Metro Weekly

76 Arrested in Nigeria for Attending Gay Birthday Party

Nigerian authorities have arrested 76 people at a birthday party, claiming organizers intended to hold a same-sex wedding at the event.

Nigerian arrestees from the birthday party – Photo: Gombe Nigerian Security and Civil Defence Corps, via Amnesty International

Seventy-six people were arrested for attending a birthday party for gay people in northern Nigeria, with the country’s paramilitary agency justifying the arrests by claiming organizers planned to hold an illegal same-sex wedding.

Buhari Saad, a spokesperson for the Nigeria Security and Civil Defence Corps in the Muslim-majority Gombe state, told Reuters that the agency raided a party on Saturday that was being attended by “homosexuals and pimps.”

Fifty-nine men were arrested, including 21 who confessed to being homosexual, and 17 women.

The Gombe NSCDC also claimed that the organizer of the birthday party had planned to wed another man, who remains at large, before police raided the event.

Under Nigerian law, sex acts between people of the same-sex are illegal and carry a maximum penalty of 14 years in jail.
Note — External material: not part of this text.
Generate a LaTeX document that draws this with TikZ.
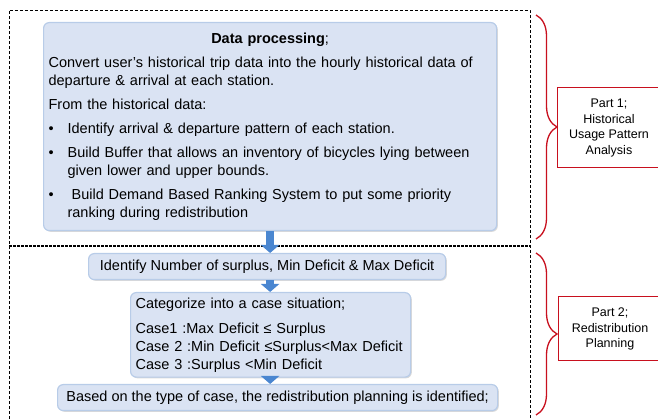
\documentclass[tikz,border=0pt]{standalone}
\usepackage{fontspec}
\setmainfont{Liberation Sans}
\usetikzlibrary{positioning,shadows,arrows.meta,decorations.pathreplacing}
\definecolor{boxFill}{RGB}{218,227,243}
\definecolor{boxLine}{RGB}{184,204,232}
\definecolor{flowBlue}{RGB}{74,134,208}
\definecolor{partRed}{RGB}{200,16,30}
\tikzset{
  procBox/.style={rectangle, rounded corners=2mm, fill=boxFill, draw=boxLine, line width=1.2pt,
    drop shadow={shadow xshift=1.2pt, shadow yshift=-1.2pt, opacity=0.3},
    inner sep=5pt, align=left, anchor=north west, font=\fontsize{14.5}{18}\selectfont},
  partBox/.style={rectangle, draw=partRed, line width=1pt, fill=white, align=center,
    font=\fontsize{12.5}{15.5}\selectfont},
  flow/.style={draw=flowBlue, line width=8pt, -{Triangle[width=18pt,length=8pt]}},
  bracket/.style={draw=partRed, line width=1.3pt, decorate, decoration={brace,amplitude=21pt}},
  frame/.style={densely dashed, line width=0.8pt}
}
% bullet line with hanging indent, \brk breaks inside it
\newcommand{\bul}[1]{\par\hangindent=19pt\hangafter=1\noindent\makebox[19pt][l]{\textbullet}#1}
\newcommand{\brk}{\hfil\break}

\begin{document}
\begin{tikzpicture}[x=1pt,y=1pt]
  \useasboundingbox (0,0) rectangle (658,419);

  % outer frame and split between the two parts
  \draw[frame] (9,-5) |- (530,409) -- (530,-5);
  \draw[dash pattern=on 3pt off 1pt, line width=1.2pt] (9,173) -- (530,173);

  % part 1
  \node[procBox, minimum width=453, minimum height=208, text width=443] (process) at (43,397) {%
    \parindent=0pt\parskip=6pt
    {\centering\textbf{Data processing};\par}
    Convert user's historical trip data into the hourly historical data of\brk
    departure \& arrival at each station.\par
    From the historical data:
    \bul{Identify arrival \& departure pattern of each station.}
    \bul{Build Buffer that allows an inventory of bicycles lying between\brk given lower and upper bounds.}
    \bul{\hspace{4pt}Build Demand Based Ranking System to put some priority\brk ranking during redistribution}\par};

  % part 2
  \node[procBox, minimum width=357, minimum height=26, align=center] (surplus) at (88,166)
    {Identify Number of surplus, Min Deficit \& Max Deficit};
  \node[procBox, minimum width=280, minimum height=79, text width=270] (cases) at (130,127)
    {Categorize into a case situation;\\[7pt]
     Case1 :Max Deficit ≤ Surplus\\
     Case 2 :Min Deficit ≤Surplus<Max Deficit\\
     Case 3 :Surplus <Min Deficit};
  \node[procBox, minimum width=440, minimum height=26, align=center] (plan) at (57,35)
    {Based on the type of case, the redistribution planning is identified;};

  \draw[flow] (process.south) -- (process.south |- surplus.north);
  \draw[flow] (surplus.south -| process.south) -- (cases.north -| process.south);
  \draw[flow] (cases.south -| process.south) -- (plan.north -| process.south);

  % labels on the right
  \node[partBox, minimum width=104, minimum height=80] (part1) at (609,291)
    {Part 1;\\Historical\\Usage Pattern\\Analysis};
  \node[partBox, minimum width=104, minimum height=64] (part2) at (610,90)
    {Part 2;\\Redistribution\\Planning};

  \draw[bracket] (536,404) -- (536,180);
  \draw[bracket] (536,166) -- (536,4);
\end{tikzpicture}
\end{document}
Those who attempt to enter same-sex unions can also be sentenced to 14 years in jail, while others who “witness, abet, and aid the solemnization of a same-sex marriage or union” may serve up to 10 years in jail. 

The law punishes attempts to engage in same-sex activity with seven years in jail, while acts of “gross indecency” between males, whether in public or private, are punishable by three years in jail.

The law also prohibits membership in LGBTQ rights groups.

In northern Nigerian states, those who engage in “carnal intercourse against the order of nature can be jailed for up to 14 years, and cross-dressing can be penalized with up to a year in jail and a fine.

Additionally, 12 Muslim-majority northern states have adopted some form of Shari’a law into their criminal statutes, for which the penalty is death by stoning.

The arrests at the birthday party follow an August raid of a gay wedding in the Southern city of Warri, in Delta state.

Initially, 200 people were arrested, with 67 detained for further questioning for allegedly trying to facilitate a same-sex wedding. The accused are out on bail and are currently awaiting trial. 

The arrests at that wedding led some local D.C. area Black lawmakers to protest the Nigerian government’s raid and denounce the country’s efforts to crack down on LGBTQ rights.

The country’s 2014 law imposing harsh sentences for same-sex activity or advocacy has led to several mass arrests in recent years. In 2018, 47 men were arrested during a police raid on a hotel in Lagos, and were charged with public displays of affection.

However, the charges were thrown out two years later, after police failed to present some of their witnesses who could testify to the men’s conduct.

The human rights advocacy organization Amnesty International called for Nigerian authorities to stop carrying out a “witch-hunt” against those suspected of being gay or involved in same-sex relationships.

“We unreservedly condemn these blatantly discriminatory arrests and call for the immediate release of all involved,” Isa Sanusi, the director of Amnesty International’s Nigerian chapter, said in a statement.

“The Nigerian authorities must stop these humiliating raids and misusing laws to harass and arrest people accused of same-sex activity. It is appalling that the police can arbitrarily bring criminal charges against people based on judgements of how they are dressed or how they have styled their hair.”